After 15 years as an investment consultant, I’ve learned that the most uncomfortable truths usually hide the biggest opportunities. Today’s uncomfortable truth? Silicon Valley’s playbook is outdated, and Chinese AI startups are writing the new rules of global innovation.
The Chinese AI Speed Game That’s Already Been Won
Picture this: You’re at a Formula 1 race where half the drivers are still figuring out how to start their engines while the other half are already three laps ahead.
Chinese AI startups operate with a velocity that makes Silicon Valley look like a retirement home. While American companies spend months on regulatory compliance and ethical AI frameworks, Chinese counterparts are shipping products, gathering data, and iterating at unprecedented speeds. I’ve seen Chinese companies go from concept to market deployment in timeframes that would make a Valley founder question their entire approach.
The difference isn’t just cultural — it’s systematic. They benefit from a massive domestic market for immediate testing, government support that removes bureaucratic barriers, access to enormous datasets, and investment ecosystems focused on rapid deployment over prolonged development cycles.
Why Silicon Valley’s Startup Model Is Struggling
The innovation model that built Silicon Valley — the garage-to-IPO mythology — simply doesn’t work in the age of AI. I’ve advised numerous startups that burned through millions trying to replicate the Facebook or Google success story, only to discover that AI requires a fundamentally different approach.
Chinese AI startups understand something Western companies are slow to acknowledge: AI innovation isn’t about having the best algorithm. It’s about having the best data and the fastest execution. The Silicon Valley obsession with perfectionism and ethical positioning, while admirable, creates a strategic disadvantage in markets where speed and practical results determine winners.
Western AI companies often spend significant resources on data partnerships and synthetic data generation. Chinese counterparts redirect those same resources toward innovation and market expansion.
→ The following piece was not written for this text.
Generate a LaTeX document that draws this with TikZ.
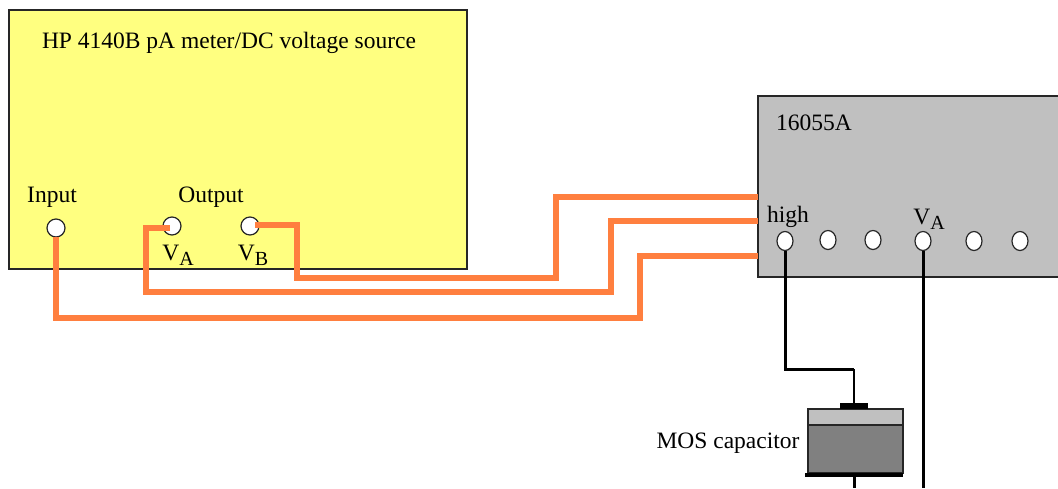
\documentclass[tikz,border=0pt]{standalone}
\usepackage{fontspec}
\setmainfont{Liberation Serif}
\newcommand{\lowtext}[1]{\raisebox{-5pt}{\fontsize{20}{20}\selectfont #1}}
\tikzset{
	lbl/.style={inner sep=0pt, font=\fontsize{23.5}{26}\selectfont},
	panel/.style={draw=black!85, line width=1.5pt, inner sep=0pt, outer sep=0pt, anchor=north west},
	term/.style={circle, draw=black!85, fill=white, line width=1.2pt, inner sep=0pt, outer sep=0pt, minimum size=18pt},
	termb/.style={ellipse, draw=black!85, fill=white, line width=1.2pt, inner sep=0pt, outer sep=0pt, minimum width=16pt, minimum height=19pt},
	orangewire/.style={draw=wirecolor, line width=5.5pt},
	blackwire/.style={draw=black, line width=3pt},
}
\usetikzlibrary{shapes.geometric}
\definecolor{wirecolor}{RGB}{255,127,63}
\definecolor{metercolor}{RGB}{255,255,128}
\definecolor{fixturecolor}{RGB}{192,192,192}
\begin{document}
\begin{tikzpicture}[x=1pt, y=-1pt]
	\useasboundingbox (0, 0) rectangle (1058, 488);
	\clip (0, 0) rectangle (1058, 488);

	% Define the two instrument boxes
	\node[panel, fill=metercolor, minimum width=458pt, minimum height=259pt] (meter) at (9, 10) {};
	\node[panel, fill=fixturecolor, minimum width=320pt, minimum height=181pt] (fixture) at (758, 96) {};

	% Text on the boxes
	\node[lbl] (title) at (229, 42.5) {HP 4140B pA meter/DC voltage source};
	\node[lbl] (input) at (52, 197) {Input};
	\node[lbl] (output) at (211, 197) {Output};
	\node[lbl] (va) at (178, 255) {V\lowtext{A}};
	\node[lbl] (vb) at (253, 255) {V\lowtext{B}};
	\node[lbl] (fixname) at (814, 123) {16055A};
	\node[lbl] (high) at (788, 217) {high};
	\node[lbl] (fixva) at (929, 219) {V\lowtext{A}};
	\node[lbl] (moslabel) at (728, 443) {MOS capacitor};

	% Coordinates where the wires meet the right box
	\coordinate (in1) at (758, 197);
	\coordinate (in2) at (758, 221);
	\coordinate (in3) at (758, 256);
	\coordinate (bottomva) at (923, 488);
	\coordinate (bottomcap) at (854, 488);

	% Define the terminals
	\node[term] (tinput) at (56, 228) {};
	\node[term] (tva) at (172, 226) {};
	\node[term] (tvb) at (250, 226) {};
	\node[termb] (t1) at (785, 241) {};
	\node[termb] (t2) at (828, 240) {};
	\node[termb] (t3) at (873, 240) {};
	\node[termb] (t4) at (923, 241) {};
	\node[termb] (t5) at (974, 241) {};
	\node[termb] (t6) at (1020, 241) {};

	% MOS capacitor layers
	\node[panel, fill=fixturecolor, minimum width=95pt, minimum height=16pt] (oxide) at (808, 409) {};
	\node[panel, fill=black!50, minimum width=95pt, minimum height=48pt] (bulk) at (808, 425) {};
	\node[fill=black, inner sep=0pt, outer sep=0pt, anchor=south, minimum width=28pt, minimum height=6pt] (gate) at (854, 409) {};
	\node[fill=black, inner sep=0pt, outer sep=0pt, anchor=north, minimum width=98pt, minimum height=4pt] (plate) at (854, 473) {};

	% Draw the wires between nodes
	\draw[orangewire] (tvb.center) ++(5, -1) -| (297, 278) -| (556, 197) -- (in1);
	\draw[orangewire] (tva.center) ++(-2, 2) -| (146, 292) -| (611, 221) -- (in2);
	\draw[orangewire] (tinput.south) -- (56, 318) -| (640, 256) -- (in3);
	\draw[blackwire] (t1.south) |- (854, 369);
	\draw[black, line width=2pt] (854, 369) -- (gate.north);
	\draw[blackwire] (t4.south) -- (bottomva);
	\draw[blackwire] (plate.south) -- (bottomcap);
\end{tikzpicture}
\end{document}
That gap compounds quickly.
What Entrepreneurs Can’t Afford to Ignore
Ignoring Chinese AI startups right now is the equivalent of ignoring mobile internet in 2007. Consider the sectors where they’ve already achieved global leadership: computer vision, natural language processing for Asian languages, AI-powered logistics, autonomous vehicles in complex urban environments, and mobile AI applications with hundreds of millions of users.
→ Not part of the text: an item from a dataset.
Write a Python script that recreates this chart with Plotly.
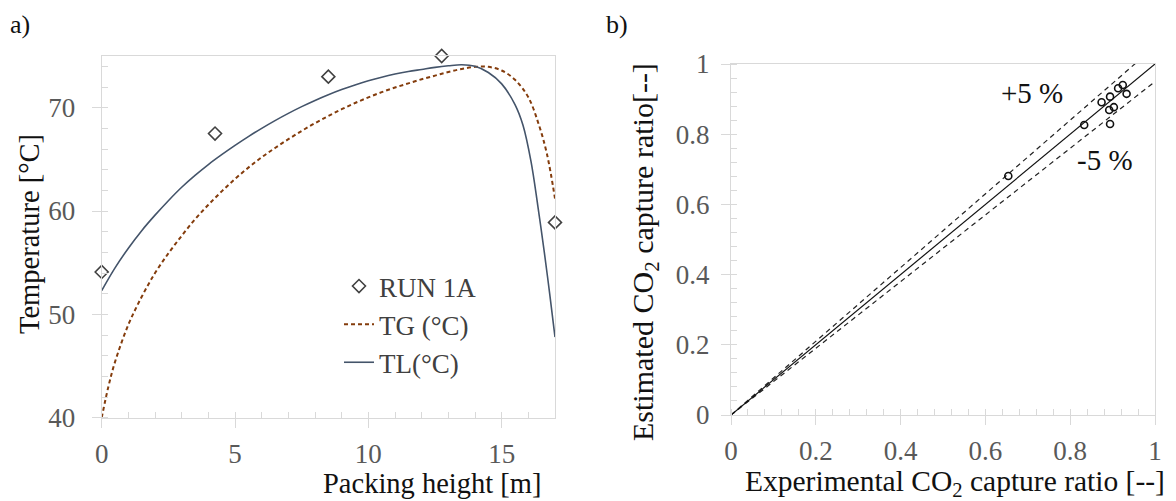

These aren’t niche applications. They’re foundational technologies. My European clients are already licensing Chinese AI because building equivalent solutions domestically would take years and cost significantly more.
The most successful entrepreneurs I know have adjusted their strategies accordingly — through monitoring, partnerships, or technology licensing. Those still operating with a purely Western-focused approach are missing the most dynamic segment of the AI market.
The Strategic Response
If you’re running a business that could benefit from AI, here’s what I recommend:
- Partner over compete. Smart Western companies are forming strategic partnerships that leverage Chinese innovation while maintaining their market position and brand values.
- Move faster. The deliberative decision-making that works for traditional investments is too slow for AI. Faster evaluation and deployment cycles are no longer optional.
- Go global. AI is inherently global. Companies that limit their strategy to domestic solutions will find themselves outgunned by competitors using the best available technology regardless of origin.
The future of AI innovation is already being written. The question isn’t whether you’re comfortable with this shift — it’s whether you’re positioned to benefit from it.